RECORDS SHOWN
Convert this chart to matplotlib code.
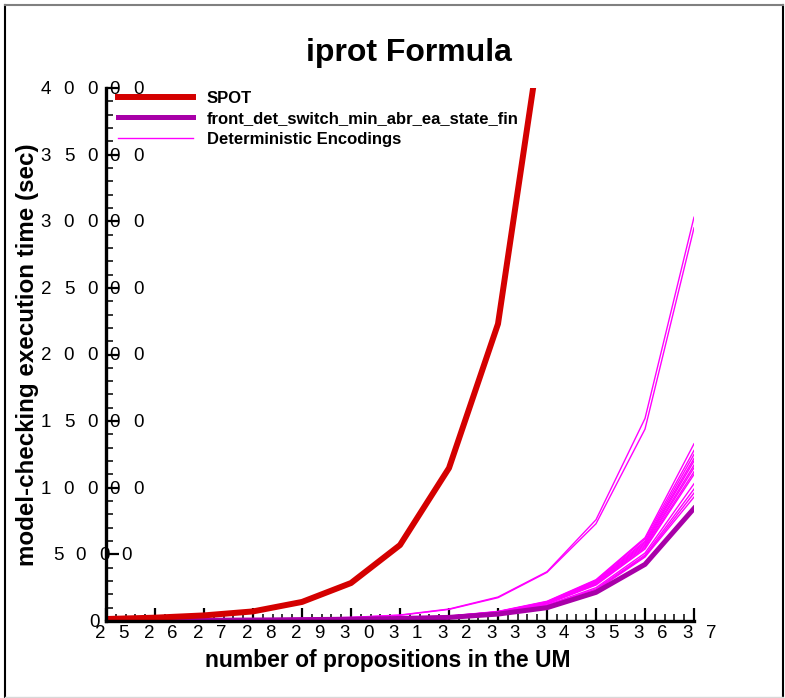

...

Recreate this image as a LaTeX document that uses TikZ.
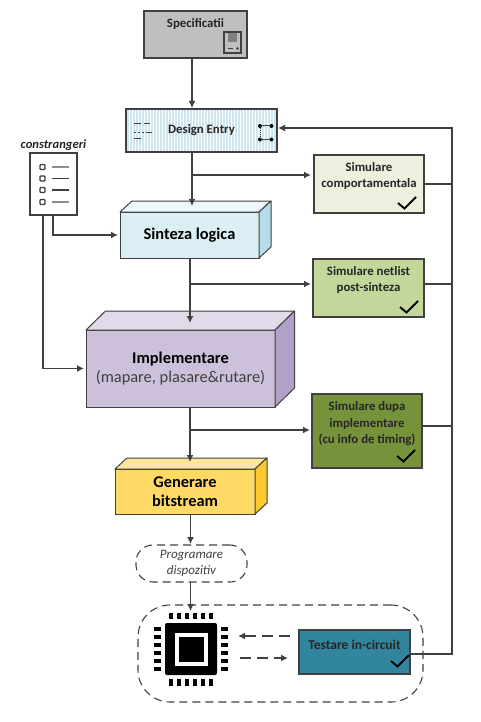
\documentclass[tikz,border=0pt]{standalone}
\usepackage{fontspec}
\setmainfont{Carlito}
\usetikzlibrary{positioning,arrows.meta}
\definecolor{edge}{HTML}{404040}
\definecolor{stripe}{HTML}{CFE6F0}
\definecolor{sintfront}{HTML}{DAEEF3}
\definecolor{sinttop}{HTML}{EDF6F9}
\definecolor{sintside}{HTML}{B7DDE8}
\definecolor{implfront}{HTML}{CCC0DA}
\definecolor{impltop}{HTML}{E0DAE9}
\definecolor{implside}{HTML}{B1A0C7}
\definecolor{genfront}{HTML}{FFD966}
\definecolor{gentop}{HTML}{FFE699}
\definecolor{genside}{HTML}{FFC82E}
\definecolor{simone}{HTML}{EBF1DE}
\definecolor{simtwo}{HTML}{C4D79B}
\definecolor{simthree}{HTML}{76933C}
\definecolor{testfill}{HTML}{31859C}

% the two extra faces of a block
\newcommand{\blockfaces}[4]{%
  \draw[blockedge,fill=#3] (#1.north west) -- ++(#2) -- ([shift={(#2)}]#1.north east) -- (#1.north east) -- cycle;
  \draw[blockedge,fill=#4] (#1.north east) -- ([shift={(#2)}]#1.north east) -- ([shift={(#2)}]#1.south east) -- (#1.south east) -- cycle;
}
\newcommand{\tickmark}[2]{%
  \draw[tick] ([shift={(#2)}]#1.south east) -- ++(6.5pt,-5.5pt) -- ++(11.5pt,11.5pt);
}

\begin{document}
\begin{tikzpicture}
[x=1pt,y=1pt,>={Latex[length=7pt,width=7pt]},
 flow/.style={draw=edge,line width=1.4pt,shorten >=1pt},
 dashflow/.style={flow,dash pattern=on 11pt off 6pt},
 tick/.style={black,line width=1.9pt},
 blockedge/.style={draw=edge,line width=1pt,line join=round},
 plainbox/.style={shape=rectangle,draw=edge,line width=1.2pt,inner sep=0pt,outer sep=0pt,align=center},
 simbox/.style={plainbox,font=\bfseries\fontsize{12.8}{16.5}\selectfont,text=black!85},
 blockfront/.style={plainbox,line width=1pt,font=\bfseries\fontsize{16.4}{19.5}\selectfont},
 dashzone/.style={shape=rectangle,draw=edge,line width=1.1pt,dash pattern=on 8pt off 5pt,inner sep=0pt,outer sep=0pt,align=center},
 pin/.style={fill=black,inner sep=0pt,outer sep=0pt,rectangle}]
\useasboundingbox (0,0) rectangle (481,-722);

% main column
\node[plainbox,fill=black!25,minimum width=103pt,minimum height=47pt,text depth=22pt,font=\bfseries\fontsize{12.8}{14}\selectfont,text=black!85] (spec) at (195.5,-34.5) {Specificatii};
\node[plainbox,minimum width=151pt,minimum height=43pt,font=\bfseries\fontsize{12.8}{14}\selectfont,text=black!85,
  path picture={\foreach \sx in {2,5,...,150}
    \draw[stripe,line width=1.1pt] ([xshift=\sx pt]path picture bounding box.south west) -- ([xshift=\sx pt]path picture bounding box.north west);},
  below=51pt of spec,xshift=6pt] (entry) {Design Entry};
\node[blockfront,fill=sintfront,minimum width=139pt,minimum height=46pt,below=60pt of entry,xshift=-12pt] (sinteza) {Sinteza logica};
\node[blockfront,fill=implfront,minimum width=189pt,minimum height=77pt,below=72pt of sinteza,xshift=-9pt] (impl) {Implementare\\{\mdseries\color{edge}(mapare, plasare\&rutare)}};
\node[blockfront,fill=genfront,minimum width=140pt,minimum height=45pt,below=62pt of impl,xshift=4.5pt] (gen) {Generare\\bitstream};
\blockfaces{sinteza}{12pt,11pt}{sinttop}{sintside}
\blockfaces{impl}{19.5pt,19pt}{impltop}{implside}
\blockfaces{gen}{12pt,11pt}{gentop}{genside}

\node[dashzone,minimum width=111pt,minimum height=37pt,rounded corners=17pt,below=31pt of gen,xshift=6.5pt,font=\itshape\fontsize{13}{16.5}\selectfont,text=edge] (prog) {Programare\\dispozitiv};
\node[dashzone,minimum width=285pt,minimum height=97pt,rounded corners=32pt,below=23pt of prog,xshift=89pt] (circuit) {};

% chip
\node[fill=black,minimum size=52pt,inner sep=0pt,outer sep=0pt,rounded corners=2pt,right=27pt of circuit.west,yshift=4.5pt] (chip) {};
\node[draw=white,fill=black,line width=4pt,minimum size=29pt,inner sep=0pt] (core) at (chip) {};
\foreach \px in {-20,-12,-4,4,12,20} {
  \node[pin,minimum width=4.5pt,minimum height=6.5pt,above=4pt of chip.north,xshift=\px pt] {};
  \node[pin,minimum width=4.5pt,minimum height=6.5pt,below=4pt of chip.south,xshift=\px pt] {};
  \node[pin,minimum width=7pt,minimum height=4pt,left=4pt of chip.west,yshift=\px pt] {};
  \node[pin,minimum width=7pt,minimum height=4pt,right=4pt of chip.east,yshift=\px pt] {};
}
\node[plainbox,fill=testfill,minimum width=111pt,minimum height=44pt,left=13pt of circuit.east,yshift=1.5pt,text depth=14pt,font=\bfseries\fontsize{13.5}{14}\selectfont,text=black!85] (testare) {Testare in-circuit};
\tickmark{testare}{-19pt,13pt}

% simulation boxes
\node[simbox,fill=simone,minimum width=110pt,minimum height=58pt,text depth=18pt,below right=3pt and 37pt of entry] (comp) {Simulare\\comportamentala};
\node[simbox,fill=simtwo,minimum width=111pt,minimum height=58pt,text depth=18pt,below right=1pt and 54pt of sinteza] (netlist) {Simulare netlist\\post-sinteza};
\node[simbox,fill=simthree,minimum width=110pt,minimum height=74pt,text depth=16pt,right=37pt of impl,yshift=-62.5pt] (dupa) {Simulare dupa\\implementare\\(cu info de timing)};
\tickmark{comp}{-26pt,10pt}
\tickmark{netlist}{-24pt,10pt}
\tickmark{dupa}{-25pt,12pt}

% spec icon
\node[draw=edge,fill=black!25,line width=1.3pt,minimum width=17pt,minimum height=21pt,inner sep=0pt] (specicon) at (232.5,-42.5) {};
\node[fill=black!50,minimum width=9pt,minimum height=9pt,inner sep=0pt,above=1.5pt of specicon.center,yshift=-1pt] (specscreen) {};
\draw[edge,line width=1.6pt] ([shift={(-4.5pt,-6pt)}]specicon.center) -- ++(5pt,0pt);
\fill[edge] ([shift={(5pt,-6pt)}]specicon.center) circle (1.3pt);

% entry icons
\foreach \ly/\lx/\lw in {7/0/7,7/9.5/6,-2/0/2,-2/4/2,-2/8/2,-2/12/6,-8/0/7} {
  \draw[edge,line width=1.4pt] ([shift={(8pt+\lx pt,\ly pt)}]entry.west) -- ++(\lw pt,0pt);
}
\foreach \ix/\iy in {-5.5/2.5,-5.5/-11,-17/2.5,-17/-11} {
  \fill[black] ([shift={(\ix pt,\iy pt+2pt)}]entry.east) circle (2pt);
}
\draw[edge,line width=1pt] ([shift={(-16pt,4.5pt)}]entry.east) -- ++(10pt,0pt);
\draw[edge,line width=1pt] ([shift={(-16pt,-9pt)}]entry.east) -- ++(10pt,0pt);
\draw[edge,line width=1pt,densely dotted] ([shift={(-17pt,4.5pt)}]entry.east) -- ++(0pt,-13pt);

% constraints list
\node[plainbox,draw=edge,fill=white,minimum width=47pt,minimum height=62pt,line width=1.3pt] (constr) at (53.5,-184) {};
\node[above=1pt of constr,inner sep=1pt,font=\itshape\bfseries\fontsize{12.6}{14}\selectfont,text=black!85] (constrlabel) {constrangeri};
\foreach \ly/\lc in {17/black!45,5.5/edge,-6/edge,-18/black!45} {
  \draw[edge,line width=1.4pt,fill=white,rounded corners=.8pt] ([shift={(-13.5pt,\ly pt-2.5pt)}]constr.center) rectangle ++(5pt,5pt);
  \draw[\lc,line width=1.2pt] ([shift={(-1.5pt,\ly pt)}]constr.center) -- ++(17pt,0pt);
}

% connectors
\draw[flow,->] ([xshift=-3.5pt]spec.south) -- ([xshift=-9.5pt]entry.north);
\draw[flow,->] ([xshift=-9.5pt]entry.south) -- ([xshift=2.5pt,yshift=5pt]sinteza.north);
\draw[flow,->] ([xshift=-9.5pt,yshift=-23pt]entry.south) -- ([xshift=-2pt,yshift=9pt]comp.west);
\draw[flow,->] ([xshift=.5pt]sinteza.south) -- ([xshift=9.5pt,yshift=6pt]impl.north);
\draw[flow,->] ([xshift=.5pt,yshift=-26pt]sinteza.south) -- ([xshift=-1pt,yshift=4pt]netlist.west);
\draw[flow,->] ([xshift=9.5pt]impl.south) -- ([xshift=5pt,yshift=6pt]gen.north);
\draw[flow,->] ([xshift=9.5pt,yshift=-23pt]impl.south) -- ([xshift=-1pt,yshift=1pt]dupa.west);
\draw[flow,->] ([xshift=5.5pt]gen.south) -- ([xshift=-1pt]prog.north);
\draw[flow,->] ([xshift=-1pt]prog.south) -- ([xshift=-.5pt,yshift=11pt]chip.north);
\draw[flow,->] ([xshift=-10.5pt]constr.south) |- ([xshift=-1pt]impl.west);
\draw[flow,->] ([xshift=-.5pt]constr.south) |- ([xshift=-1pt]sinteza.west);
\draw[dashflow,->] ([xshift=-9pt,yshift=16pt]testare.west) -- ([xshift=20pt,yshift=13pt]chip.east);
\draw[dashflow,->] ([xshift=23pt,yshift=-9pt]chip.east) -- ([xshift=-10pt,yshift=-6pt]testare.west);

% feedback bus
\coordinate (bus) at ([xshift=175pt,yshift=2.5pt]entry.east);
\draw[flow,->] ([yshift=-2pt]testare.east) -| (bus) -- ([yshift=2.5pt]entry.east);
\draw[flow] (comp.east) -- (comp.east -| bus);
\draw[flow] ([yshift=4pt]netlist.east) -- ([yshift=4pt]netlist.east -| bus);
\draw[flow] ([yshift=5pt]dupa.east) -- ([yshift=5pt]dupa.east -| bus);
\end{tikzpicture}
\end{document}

SET PROBLEM
From the entries above, select each line containing the string "this".

COMPLETED TASK
Convert this chart to matplotlib code.
Recreate this image as a LaTeX document that uses TikZ.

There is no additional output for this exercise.